TO BE DONE: Leave out the images; return the rest of the data exactly.

========

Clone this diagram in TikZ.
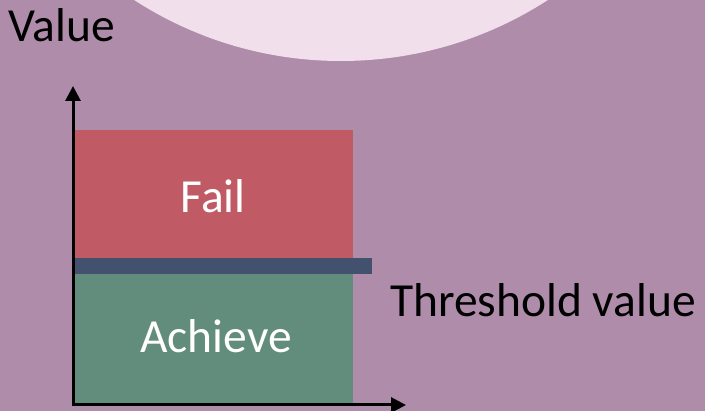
\documentclass[tikz,border=0pt]{standalone}
\usepackage{fontspec}
\setmainfont{Carlito}
\usetikzlibrary{arrows.meta}
\definecolor{bgpurple}{RGB}{174,140,170}
\definecolor{circpink}{RGB}{241,224,236}
\definecolor{failred}{RGB}{192,90,100}
\definecolor{barblue}{RGB}{66,82,110}
\definecolor{achgreen}{RGB}{98,140,124}
\begin{document}
\begin{tikzpicture}[x=1pt,y=-1pt,
  bigtext/.style={font=\fontsize{47.5}{56}\selectfont, inner sep=0pt},
  axis/.style={line width=3pt, -{Triangle[width=15pt,length=15pt]}},
  blockbox/.style={draw=none, inner sep=0pt, anchor=north west}]
\useasboundingbox (0,0) rectangle (705,411);
\begin{scope}
\clip (0,0) rectangle (705,411);
\fill[bgpurple] (0,0) rectangle (705,411);
\fill[circpink] (341,-320) circle[radius=381];
\end{scope}
\node[bigtext, anchor=base west] (valuelbl) at (8,42) {Value};
\node[blockbox, fill=failred, minimum width=278pt, minimum height=128pt] (fail) at (75,130) {};
\node[blockbox, fill=achgreen, minimum width=278pt, minimum height=131pt] (ach) at (75,273) {};
\node[blockbox, fill=barblue, minimum width=297pt, minimum height=16pt] (bar) at (75,258) {};
\node[bigtext, text=white, anchor=base] (failtxt) at (213,213) {Fail};
\node[bigtext, text=white, anchor=base] (achtxt) at (216,353) {Achieve};
\node[bigtext, anchor=base west] (thr) at (390,317) {Threshold value};
\coordinate (o) at (73,405);
\coordinate (ytip) at (73,86);
\coordinate (xtip) at (406,405);
\draw[axis] ([yshift=1.5pt]o) -- (ytip);
\draw[axis] ([xshift=-1.5pt]o) -- (xtip);
\end{tikzpicture}
\end{document}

========

TASK RESULT:
Clone this diagram in TikZ.
\documentclass[tikz,border=0pt]{standalone}
\usepackage{fontspec}
\setmainfont{Carlito}
\usetikzlibrary{arrows.meta}
\definecolor{bgpurple}{RGB}{174,140,170}
\definecolor{circpink}{RGB}{241,224,236}
\definecolor{failred}{RGB}{192,90,100}
\definecolor{barblue}{RGB}{66,82,110}
\definecolor{achgreen}{RGB}{98,140,124}
\begin{document}
\begin{tikzpicture}[x=1pt,y=-1pt,
  bigtext/.style={font=\fontsize{47.5}{56}\selectfont, inner sep=0pt},
  axis/.style={line width=3pt, -{Triangle[width=15pt,length=15pt]}},
  blockbox/.style={draw=none, inner sep=0pt, anchor=north west}]
\useasboundingbox (0,0) rectangle (705,411);
\begin{scope}
\clip (0,0) rectangle (705,411);
\fill[bgpurple] (0,0) rectangle (705,411);
\fill[circpink] (341,-320) circle[radius=381];
\end{scope}
\node[bigtext, anchor=base west] (valuelbl) at (8,42) {Value};
\node[blockbox, fill=failred, minimum width=278pt, minimum height=128pt] (fail) at (75,130) {};
\node[blockbox, fill=achgreen, minimum width=278pt, minimum height=131pt] (ach) at (75,273) {};
\node[blockbox, fill=barblue, minimum width=297pt, minimum height=16pt] (bar) at (75,258) {};
\node[bigtext, text=white, anchor=base] (failtxt) at (213,213) {Fail};
\node[bigtext, text=white, anchor=base] (achtxt) at (216,353) {Achieve};
\node[bigtext, anchor=base west] (thr) at (390,317) {Threshold value};
\coordinate (o) at (73,405);
\coordinate (ytip) at (73,86);
\coordinate (xtip) at (406,405);
\draw[axis] ([yshift=1.5pt]o) -- (ytip);
\draw[axis] ([xshift=-1.5pt]o) -- (xtip);
\end{tikzpicture}
\end{document}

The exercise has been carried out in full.